**THE TASK**
Will you write out the data exactly, excluding every picture?

>> Begin DATASET EXCERPT

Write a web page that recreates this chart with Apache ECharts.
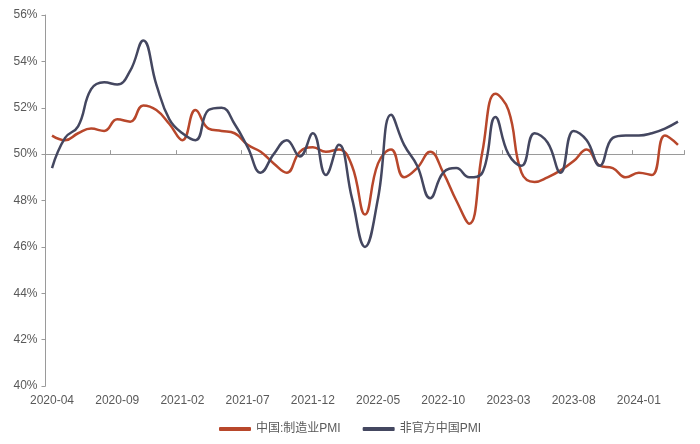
<!DOCTYPE html>
<html>
<head>
<meta charset="utf-8">
<script src="https://cdn.jsdelivr.net/npm/echarts@6/dist/echarts.min.js"></script>
<style>
html,body{margin:0;padding:0;background:#fff;}
#main{width:700px;height:444px;}
</style>
</head>
<body>
<div id="main"></div>
<script>
const categories = [
  '2020-04','2020-05','2020-06','2020-07','2020-08','2020-09','2020-10','2020-11','2020-12',
  '2021-01','2021-02','2021-03','2021-04','2021-05','2021-06','2021-07','2021-08','2021-09','2021-10','2021-11','2021-12',
  '2022-01','2022-02','2022-03','2022-04','2022-05','2022-06','2022-07','2022-08','2022-09','2022-10','2022-11','2022-12',
  '2023-01','2023-02','2023-03','2023-04','2023-05','2023-06','2023-07','2023-08','2023-09','2023-10','2023-11','2023-12',
  '2024-01','2024-02','2024-03','2024-04'
];
const officialPMI = [
  50.8,50.6,50.9,51.1,51.0,51.5,51.4,52.1,51.9,
  51.3,50.6,51.9,51.1,51.0,50.9,50.4,50.1,49.6,49.2,50.1,50.3,
  50.1,50.2,49.5,47.4,49.6,50.2,49.0,49.4,50.1,49.2,48.0,47.0,
  50.1,52.6,51.9,49.2,48.8,49.0,49.3,49.7,50.2,49.5,49.4,49.0,
  49.2,49.1,50.8,50.4
];
const unofficialPMI = [
  49.4,50.7,51.2,52.8,53.1,53.0,53.6,54.9,53.0,
  51.5,50.9,50.6,51.9,52.0,51.3,50.3,49.2,50.0,50.6,49.9,50.9,
  49.1,50.4,48.1,46.0,48.1,51.7,50.4,49.5,48.1,49.2,49.4,49.0,
  49.2,51.6,50.0,49.5,50.9,50.5,49.2,51.0,50.6,49.5,50.7,50.8,
  50.8,50.9,51.1,51.4
];
const seriesNames = ['中国:制造业PMI','非官方中国PMI'];
const yMin = 40, yMax = 56, yStep = 2;

const chart = echarts.init(document.getElementById('main'));
const gridTop = 15, gridBottom = 58;
const gridH = 444 - gridTop - gridBottom;
const baseOffset = -gridH * (50 - yMin) / (yMax - yMin);
const txt = '#595959';
const font = 'Arial, "Liberation Sans", "Noto Sans CJK SC", sans-serif';

chart.setOption({
  animation: false,
  backgroundColor: '#fff',
  grid: { left: 45.5, right: 15.5, top: gridTop, bottom: gridBottom },
  legend: {
    bottom: 4, left: 'center',
    itemWidth: 32, itemHeight: 4, itemGap: 22,
    icon: 'roundRect',
    textStyle: { color: txt, fontSize: 12, fontFamily: font },
    data: seriesNames
  },
  xAxis: [
    {
      type: 'category', data: categories, position: 'bottom',
      boundaryGap: true,
      axisLine: { show: false }, axisTick: { show: false },
      axisLabel: { interval: 4, color: txt, fontSize: 12, fontFamily: font, margin: 9 }
    },
    {
      type: 'category', data: categories, position: 'bottom',
      boundaryGap: true, offset: baseOffset,
      axisLine: { show: true, lineStyle: { color: '#9a9a9a', width: 1 } },
      axisTick: { show: true, inside: true, interval: 4, length: 4, lineStyle: { color: '#9a9a9a' } },
      axisLabel: { show: false }
    }
  ],
  yAxis: {
    type: 'value', min: yMin, max: yMax, interval: yStep,
    axisLine: { show: true, lineStyle: { color: '#9a9a9a' } },
    axisTick: { show: true, length: 4, lineStyle: { color: '#9a9a9a' } },
    splitLine: { show: false },
    axisLabel: { formatter: '{value}%', color: txt, fontSize: 12, fontFamily: font, margin: 8 }
  },
  series: [
    {
      name: seriesNames[0], type: 'line', data: officialPMI, smooth: 0.45,
      showSymbol: false, symbol: 'none',
      lineStyle: { color: '#b8472b', width: 2.5 }, itemStyle: { color: '#b8472b' }
    },
    {
      name: seriesNames[1], type: 'line', data: unofficialPMI, smooth: 0.45,
      showSymbol: false, symbol: 'none',
      lineStyle: { color: '#444760', width: 2.5 }, itemStyle: { color: '#444760' }
    }
  ]
});
</script>
</body>
</html>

>> End DATASET EXCERPT

**EXERCISE ANSWER**
Write a web page that recreates this chart with Apache ECharts.
<!DOCTYPE html>
<html>
<head>
<meta charset="utf-8">
<script src="https://cdn.jsdelivr.net/npm/echarts@6/dist/echarts.min.js"></script>
<style>
html,body{margin:0;padding:0;background:#fff;}
#main{width:700px;height:444px;}
</style>
</head>
<body>
<div id="main"></div>
<script>
const categories = [
  '2020-04','2020-05','2020-06','2020-07','2020-08','2020-09','2020-10','2020-11','2020-12',
  '2021-01','2021-02','2021-03','2021-04','2021-05','2021-06','2021-07','2021-08','2021-09','2021-10','2021-11','2021-12',
  '2022-01','2022-02','2022-03','2022-04','2022-05','2022-06','2022-07','2022-08','2022-09','2022-10','2022-11','2022-12',
  '2023-01','2023-02','2023-03','2023-04','2023-05','2023-06','2023-07','2023-08','2023-09','2023-10','2023-11','2023-12',
  '2024-01','2024-02','2024-03','2024-04'
];
const officialPMI = [
  50.8,50.6,50.9,51.1,51.0,51.5,51.4,52.1,51.9,
  51.3,50.6,51.9,51.1,51.0,50.9,50.4,50.1,49.6,49.2,50.1,50.3,
  50.1,50.2,49.5,47.4,49.6,50.2,49.0,49.4,50.1,49.2,48.0,47.0,
  50.1,52.6,51.9,49.2,48.8,49.0,49.3,49.7,50.2,49.5,49.4,49.0,
  49.2,49.1,50.8,50.4
];
const unofficialPMI = [
  49.4,50.7,51.2,52.8,53.1,53.0,53.6,54.9,53.0,
  51.5,50.9,50.6,51.9,52.0,51.3,50.3,49.2,50.0,50.6,49.9,50.9,
  49.1,50.4,48.1,46.0,48.1,51.7,50.4,49.5,48.1,49.2,49.4,49.0,
  49.2,51.6,50.0,49.5,50.9,50.5,49.2,51.0,50.6,49.5,50.7,50.8,
  50.8,50.9,51.1,51.4
];
const seriesNames = ['中国:制造业PMI','非官方中国PMI'];
const yMin = 40, yMax = 56, yStep = 2;

const chart = echarts.init(document.getElementById('main'));
const gridTop = 15, gridBottom = 58;
const gridH = 444 - gridTop - gridBottom;
const baseOffset = -gridH * (50 - yMin) / (yMax - yMin);
const txt = '#595959';
const font = 'Arial, "Liberation Sans", "Noto Sans CJK SC", sans-serif';

chart.setOption({
  animation: false,
  backgroundColor: '#fff',
  grid: { left: 45.5, right: 15.5, top: gridTop, bottom: gridBottom },
  legend: {
    bottom: 4, left: 'center',
    itemWidth: 32, itemHeight: 4, itemGap: 22,
    icon: 'roundRect',
    textStyle: { color: txt, fontSize: 12, fontFamily: font },
    data: seriesNames
  },
  xAxis: [
    {
      type: 'category', data: categories, position: 'bottom',
      boundaryGap: true,
      axisLine: { show: false }, axisTick: { show: false },
      axisLabel: { interval: 4, color: txt, fontSize: 12, fontFamily: font, margin: 9 }
    },
    {
      type: 'category', data: categories, position: 'bottom',
      boundaryGap: true, offset: baseOffset,
      axisLine: { show: true, lineStyle: { color: '#9a9a9a', width: 1 } },
      axisTick: { show: true, inside: true, interval: 4, length: 4, lineStyle: { color: '#9a9a9a' } },
      axisLabel: { show: false }
    }
  ],
  yAxis: {
    type: 'value', min: yMin, max: yMax, interval: yStep,
    axisLine: { show: true, lineStyle: { color: '#9a9a9a' } },
    axisTick: { show: true, length: 4, lineStyle: { color: '#9a9a9a' } },
    splitLine: { show: false },
    axisLabel: { formatter: '{value}%', color: txt, fontSize: 12, fontFamily: font, margin: 8 }
  },
  series: [
    {
      name: seriesNames[0], type: 'line', data: officialPMI, smooth: 0.45,
      showSymbol: false, symbol: 'none',
      lineStyle: { color: '#b8472b', width: 2.5 }, itemStyle: { color: '#b8472b' }
    },
    {
      name: seriesNames[1], type: 'line', data: unofficialPMI, smooth: 0.45,
      showSymbol: false, symbol: 'none',
      lineStyle: { color: '#444760', width: 2.5 }, itemStyle: { color: '#444760' }
    }
  ]
});
</script>
</body>
</html>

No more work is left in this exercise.